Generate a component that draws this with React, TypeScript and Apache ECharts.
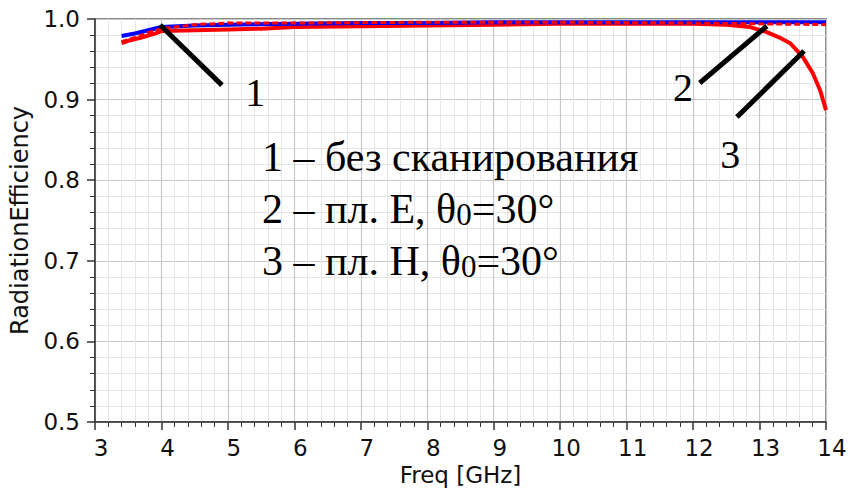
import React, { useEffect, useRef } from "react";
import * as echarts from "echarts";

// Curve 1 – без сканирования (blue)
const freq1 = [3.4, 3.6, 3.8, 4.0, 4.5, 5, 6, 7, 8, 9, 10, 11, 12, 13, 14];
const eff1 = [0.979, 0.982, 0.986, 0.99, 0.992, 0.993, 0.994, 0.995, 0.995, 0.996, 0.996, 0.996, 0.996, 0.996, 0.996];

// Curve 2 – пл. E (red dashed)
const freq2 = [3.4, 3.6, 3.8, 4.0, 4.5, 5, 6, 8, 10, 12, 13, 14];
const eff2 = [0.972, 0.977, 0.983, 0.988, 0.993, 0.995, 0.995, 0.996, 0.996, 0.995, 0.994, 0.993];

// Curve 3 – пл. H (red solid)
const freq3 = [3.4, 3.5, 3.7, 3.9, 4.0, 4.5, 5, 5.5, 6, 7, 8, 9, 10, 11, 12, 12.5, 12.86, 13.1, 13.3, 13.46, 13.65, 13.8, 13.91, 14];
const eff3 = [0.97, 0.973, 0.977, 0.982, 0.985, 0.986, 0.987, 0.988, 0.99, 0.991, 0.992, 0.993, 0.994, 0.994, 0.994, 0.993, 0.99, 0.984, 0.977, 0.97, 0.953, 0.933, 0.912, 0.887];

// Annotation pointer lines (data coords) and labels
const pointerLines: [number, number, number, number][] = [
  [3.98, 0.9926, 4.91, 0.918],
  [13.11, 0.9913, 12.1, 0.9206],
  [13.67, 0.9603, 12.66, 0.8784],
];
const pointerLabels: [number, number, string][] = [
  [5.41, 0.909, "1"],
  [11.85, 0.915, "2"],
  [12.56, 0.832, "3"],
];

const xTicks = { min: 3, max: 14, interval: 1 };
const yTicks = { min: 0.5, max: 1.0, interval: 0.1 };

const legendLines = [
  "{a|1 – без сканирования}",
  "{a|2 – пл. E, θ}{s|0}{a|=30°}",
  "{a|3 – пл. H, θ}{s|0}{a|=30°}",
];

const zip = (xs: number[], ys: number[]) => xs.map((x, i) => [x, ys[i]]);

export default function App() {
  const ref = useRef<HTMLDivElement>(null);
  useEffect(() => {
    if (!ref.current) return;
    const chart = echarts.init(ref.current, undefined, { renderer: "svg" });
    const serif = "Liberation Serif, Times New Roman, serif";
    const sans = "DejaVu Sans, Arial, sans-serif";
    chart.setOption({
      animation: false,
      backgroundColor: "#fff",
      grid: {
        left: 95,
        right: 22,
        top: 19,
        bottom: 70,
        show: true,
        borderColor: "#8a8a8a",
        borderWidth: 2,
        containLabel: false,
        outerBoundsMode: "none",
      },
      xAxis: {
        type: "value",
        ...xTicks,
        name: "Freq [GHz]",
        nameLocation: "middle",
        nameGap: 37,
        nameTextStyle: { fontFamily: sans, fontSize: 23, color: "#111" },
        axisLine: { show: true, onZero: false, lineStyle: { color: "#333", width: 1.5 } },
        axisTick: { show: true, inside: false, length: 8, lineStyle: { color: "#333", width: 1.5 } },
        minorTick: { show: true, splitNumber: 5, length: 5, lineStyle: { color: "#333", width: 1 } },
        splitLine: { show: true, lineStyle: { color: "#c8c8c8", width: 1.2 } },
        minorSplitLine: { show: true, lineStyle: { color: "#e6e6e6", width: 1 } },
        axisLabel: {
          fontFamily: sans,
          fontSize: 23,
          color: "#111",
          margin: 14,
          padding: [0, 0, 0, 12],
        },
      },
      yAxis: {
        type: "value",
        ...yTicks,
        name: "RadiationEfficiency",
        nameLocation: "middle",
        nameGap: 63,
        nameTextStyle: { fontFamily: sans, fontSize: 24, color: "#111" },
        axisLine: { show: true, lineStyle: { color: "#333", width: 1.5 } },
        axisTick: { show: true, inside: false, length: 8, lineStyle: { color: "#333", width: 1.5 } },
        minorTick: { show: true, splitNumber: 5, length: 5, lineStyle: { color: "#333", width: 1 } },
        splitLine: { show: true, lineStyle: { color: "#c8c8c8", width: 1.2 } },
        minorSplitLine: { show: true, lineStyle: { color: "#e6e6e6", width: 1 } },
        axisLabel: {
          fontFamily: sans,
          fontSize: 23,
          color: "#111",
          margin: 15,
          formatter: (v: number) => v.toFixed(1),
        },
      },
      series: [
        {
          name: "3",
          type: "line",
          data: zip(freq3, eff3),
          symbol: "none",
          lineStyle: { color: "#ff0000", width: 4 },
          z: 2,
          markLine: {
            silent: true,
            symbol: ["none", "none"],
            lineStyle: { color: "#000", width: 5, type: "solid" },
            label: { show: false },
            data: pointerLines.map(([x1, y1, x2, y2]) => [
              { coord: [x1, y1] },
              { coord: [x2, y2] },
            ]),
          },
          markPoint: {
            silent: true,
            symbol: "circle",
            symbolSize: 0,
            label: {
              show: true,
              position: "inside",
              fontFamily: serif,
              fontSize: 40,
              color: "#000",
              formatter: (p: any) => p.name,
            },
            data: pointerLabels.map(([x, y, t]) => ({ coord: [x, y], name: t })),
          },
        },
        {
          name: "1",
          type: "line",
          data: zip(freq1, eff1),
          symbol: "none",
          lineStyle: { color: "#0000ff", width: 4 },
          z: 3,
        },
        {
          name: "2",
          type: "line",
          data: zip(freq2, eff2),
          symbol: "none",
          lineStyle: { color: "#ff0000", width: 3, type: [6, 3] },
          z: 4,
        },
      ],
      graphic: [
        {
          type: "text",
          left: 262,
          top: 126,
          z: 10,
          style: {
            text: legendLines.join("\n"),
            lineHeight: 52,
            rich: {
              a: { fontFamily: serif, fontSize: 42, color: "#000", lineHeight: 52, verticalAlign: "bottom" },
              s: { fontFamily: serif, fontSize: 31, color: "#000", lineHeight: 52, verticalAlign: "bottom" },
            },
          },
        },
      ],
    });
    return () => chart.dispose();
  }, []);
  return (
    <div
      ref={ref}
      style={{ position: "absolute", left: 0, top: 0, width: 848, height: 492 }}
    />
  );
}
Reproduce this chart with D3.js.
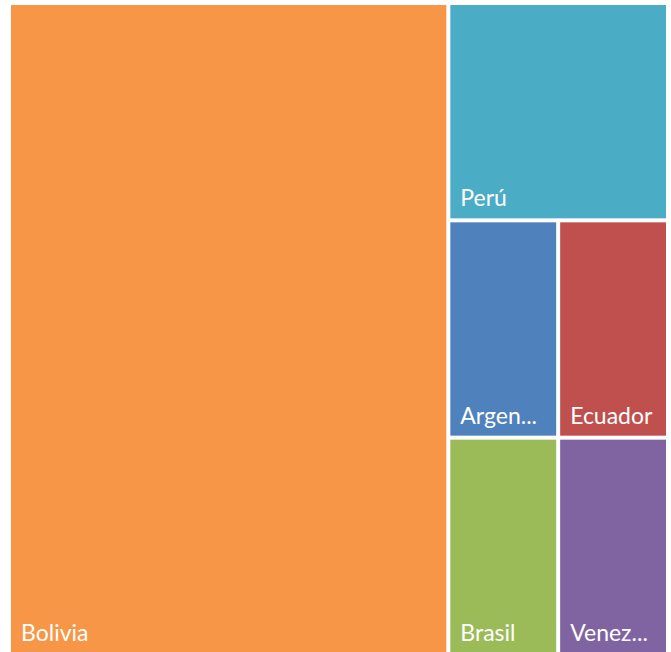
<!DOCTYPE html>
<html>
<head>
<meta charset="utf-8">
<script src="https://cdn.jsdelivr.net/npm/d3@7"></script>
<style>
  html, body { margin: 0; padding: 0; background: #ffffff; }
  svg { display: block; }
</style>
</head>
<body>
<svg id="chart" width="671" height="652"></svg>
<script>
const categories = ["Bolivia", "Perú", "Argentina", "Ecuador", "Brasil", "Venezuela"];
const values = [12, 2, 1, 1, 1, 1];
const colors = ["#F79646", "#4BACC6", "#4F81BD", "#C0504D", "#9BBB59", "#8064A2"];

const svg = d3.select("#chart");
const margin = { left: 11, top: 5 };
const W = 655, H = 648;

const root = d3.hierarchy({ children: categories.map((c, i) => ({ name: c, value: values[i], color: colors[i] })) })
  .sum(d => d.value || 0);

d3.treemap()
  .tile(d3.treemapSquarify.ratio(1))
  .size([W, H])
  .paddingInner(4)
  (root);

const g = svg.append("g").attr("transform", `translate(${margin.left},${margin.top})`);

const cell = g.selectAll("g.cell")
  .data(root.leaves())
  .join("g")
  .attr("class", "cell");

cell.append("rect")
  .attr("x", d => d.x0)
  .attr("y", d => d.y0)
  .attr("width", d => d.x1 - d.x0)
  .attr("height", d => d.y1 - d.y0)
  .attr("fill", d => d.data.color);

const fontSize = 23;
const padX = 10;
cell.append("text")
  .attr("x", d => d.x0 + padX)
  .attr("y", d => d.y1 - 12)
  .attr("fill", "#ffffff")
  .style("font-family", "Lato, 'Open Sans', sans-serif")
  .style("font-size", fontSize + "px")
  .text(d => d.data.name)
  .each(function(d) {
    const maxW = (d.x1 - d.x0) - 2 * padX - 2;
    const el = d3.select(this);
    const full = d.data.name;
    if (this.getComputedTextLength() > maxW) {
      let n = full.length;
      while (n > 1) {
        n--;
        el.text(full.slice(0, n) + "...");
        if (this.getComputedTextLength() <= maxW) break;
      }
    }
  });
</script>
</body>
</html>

_ _ _ _ _ _ _

(WORK TO COMPLETE):
Determine how many lines above contain "with" as a word or string. Give the number alone.

(FINISHED ANSWER):
2